Written request - Exactly as written, write out the lines below from the first to the one containing "JP = ['Noto Sans CJK JP', 'DejaVu Sans']", inclusive. Pictures do not belong in the copy.

** Begin Data shown **

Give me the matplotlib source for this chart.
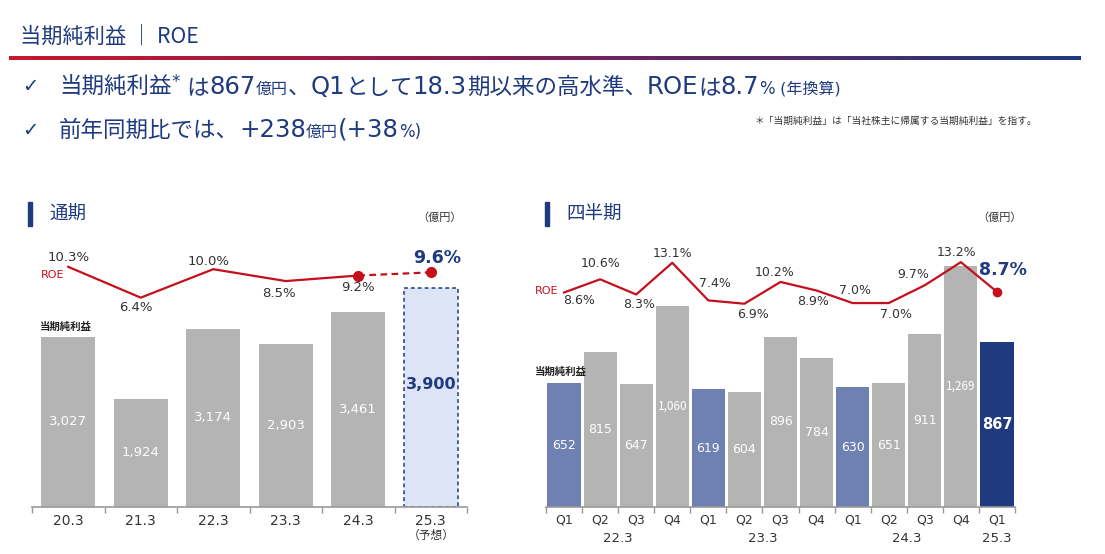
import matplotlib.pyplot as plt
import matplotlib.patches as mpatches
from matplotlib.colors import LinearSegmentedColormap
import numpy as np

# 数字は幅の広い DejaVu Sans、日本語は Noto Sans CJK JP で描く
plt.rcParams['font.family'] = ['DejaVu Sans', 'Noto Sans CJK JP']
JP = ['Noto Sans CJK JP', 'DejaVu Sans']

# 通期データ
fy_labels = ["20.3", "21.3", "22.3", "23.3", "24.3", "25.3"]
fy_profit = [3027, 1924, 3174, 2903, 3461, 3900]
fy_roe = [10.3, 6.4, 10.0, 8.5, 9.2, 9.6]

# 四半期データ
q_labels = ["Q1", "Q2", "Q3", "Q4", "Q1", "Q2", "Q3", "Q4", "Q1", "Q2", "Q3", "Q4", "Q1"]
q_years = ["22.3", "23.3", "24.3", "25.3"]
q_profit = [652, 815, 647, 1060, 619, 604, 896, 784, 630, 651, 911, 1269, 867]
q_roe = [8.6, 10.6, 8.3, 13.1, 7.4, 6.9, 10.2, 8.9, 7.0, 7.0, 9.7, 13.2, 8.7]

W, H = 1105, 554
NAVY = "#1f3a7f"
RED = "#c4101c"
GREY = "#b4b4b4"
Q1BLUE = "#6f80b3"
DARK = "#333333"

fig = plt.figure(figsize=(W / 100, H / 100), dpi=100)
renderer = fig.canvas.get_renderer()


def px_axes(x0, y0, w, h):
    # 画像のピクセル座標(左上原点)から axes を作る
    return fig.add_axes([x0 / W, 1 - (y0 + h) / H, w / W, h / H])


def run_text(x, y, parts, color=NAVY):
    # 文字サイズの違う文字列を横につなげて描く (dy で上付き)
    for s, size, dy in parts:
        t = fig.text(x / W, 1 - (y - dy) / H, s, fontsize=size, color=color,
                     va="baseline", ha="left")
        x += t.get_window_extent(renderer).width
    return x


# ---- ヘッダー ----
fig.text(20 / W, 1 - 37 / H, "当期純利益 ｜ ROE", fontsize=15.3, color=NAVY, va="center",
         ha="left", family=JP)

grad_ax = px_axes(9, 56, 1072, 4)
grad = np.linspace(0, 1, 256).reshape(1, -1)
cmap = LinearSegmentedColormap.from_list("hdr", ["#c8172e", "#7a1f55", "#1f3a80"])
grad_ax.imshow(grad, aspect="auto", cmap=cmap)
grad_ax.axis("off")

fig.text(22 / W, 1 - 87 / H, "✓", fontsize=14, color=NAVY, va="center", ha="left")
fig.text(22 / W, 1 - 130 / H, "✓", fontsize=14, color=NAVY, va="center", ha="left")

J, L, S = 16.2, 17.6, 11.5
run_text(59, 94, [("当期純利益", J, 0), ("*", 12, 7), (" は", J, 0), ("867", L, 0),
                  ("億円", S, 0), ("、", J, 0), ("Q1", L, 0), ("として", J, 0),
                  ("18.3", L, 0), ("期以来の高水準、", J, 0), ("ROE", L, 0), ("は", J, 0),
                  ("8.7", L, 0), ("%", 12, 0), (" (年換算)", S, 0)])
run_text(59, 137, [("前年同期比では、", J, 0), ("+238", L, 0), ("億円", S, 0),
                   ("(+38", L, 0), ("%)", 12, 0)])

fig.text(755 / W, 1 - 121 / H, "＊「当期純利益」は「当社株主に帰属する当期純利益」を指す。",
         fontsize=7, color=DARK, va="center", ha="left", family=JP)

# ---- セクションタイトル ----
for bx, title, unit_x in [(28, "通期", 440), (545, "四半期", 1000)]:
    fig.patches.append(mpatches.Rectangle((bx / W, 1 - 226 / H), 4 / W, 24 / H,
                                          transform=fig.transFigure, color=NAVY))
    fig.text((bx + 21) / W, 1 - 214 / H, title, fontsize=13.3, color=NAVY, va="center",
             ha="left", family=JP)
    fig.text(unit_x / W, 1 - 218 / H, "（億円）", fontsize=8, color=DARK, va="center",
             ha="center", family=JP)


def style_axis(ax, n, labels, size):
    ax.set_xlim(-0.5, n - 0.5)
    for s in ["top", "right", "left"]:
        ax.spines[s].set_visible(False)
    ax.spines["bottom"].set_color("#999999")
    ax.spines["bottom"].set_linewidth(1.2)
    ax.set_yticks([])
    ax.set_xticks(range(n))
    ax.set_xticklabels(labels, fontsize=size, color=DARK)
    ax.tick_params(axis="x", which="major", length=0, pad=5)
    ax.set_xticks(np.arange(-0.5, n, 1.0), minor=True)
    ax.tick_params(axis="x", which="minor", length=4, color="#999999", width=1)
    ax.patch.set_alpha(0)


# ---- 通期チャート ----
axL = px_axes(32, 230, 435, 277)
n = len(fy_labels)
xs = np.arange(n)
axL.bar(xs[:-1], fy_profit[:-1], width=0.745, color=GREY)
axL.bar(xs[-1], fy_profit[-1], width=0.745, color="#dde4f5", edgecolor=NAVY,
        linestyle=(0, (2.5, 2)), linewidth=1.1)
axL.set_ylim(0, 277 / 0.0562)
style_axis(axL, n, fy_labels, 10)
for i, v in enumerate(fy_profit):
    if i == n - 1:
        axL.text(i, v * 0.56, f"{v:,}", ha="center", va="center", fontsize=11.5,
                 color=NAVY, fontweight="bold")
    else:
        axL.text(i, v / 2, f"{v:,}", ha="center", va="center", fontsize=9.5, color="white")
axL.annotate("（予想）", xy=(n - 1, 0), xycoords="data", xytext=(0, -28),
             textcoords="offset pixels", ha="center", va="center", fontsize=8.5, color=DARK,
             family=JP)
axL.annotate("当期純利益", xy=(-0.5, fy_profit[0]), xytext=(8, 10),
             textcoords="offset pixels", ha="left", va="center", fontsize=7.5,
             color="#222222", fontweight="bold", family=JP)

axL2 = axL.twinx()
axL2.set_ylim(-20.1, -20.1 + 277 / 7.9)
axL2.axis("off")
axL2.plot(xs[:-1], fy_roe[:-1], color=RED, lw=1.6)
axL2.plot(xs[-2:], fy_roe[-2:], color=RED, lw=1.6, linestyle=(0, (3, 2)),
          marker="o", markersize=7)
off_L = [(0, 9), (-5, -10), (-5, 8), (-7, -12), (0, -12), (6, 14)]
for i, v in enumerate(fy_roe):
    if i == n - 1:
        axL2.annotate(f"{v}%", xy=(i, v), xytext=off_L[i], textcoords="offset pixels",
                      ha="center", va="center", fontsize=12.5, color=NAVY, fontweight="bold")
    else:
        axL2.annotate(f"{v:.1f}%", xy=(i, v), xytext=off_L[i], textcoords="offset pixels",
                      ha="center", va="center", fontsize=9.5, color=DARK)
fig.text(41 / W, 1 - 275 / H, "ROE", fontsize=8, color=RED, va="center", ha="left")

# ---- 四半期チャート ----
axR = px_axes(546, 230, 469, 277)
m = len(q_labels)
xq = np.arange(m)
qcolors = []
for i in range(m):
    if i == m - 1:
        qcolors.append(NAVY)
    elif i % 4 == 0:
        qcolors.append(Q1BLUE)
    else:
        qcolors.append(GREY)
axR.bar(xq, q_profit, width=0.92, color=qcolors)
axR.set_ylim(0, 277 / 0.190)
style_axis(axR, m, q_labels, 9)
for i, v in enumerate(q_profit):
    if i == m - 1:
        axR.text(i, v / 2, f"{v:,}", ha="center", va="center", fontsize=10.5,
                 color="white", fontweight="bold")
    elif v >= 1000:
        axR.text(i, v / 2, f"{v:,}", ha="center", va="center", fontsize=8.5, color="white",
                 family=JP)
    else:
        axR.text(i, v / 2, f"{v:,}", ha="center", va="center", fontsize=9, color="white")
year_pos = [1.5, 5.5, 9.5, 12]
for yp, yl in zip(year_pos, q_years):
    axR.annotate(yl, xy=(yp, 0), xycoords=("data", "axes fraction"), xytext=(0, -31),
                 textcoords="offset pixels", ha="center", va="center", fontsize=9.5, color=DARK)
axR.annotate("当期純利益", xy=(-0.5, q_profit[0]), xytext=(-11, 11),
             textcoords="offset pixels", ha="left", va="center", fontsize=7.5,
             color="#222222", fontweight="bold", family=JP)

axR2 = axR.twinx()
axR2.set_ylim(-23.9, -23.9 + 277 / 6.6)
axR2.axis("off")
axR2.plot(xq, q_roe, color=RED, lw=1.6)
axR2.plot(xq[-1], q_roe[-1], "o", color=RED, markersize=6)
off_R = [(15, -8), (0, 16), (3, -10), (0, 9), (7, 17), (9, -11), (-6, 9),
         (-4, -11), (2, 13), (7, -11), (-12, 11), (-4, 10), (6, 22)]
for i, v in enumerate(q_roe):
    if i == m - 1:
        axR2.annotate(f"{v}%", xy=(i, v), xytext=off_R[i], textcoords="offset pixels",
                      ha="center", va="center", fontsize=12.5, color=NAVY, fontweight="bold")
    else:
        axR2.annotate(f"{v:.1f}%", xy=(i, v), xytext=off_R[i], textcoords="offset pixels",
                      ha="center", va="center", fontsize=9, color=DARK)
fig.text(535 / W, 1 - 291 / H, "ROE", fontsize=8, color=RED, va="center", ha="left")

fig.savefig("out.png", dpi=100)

** End Data shown **

Result for this task -
Give me the matplotlib source for this chart.
import matplotlib.pyplot as plt
import matplotlib.patches as mpatches
from matplotlib.colors import LinearSegmentedColormap
import numpy as np

# 数字は幅の広い DejaVu Sans、日本語は Noto Sans CJK JP で描く
plt.rcParams['font.family'] = ['DejaVu Sans', 'Noto Sans CJK JP']
JP = ['Noto Sans CJK JP', 'DejaVu Sans']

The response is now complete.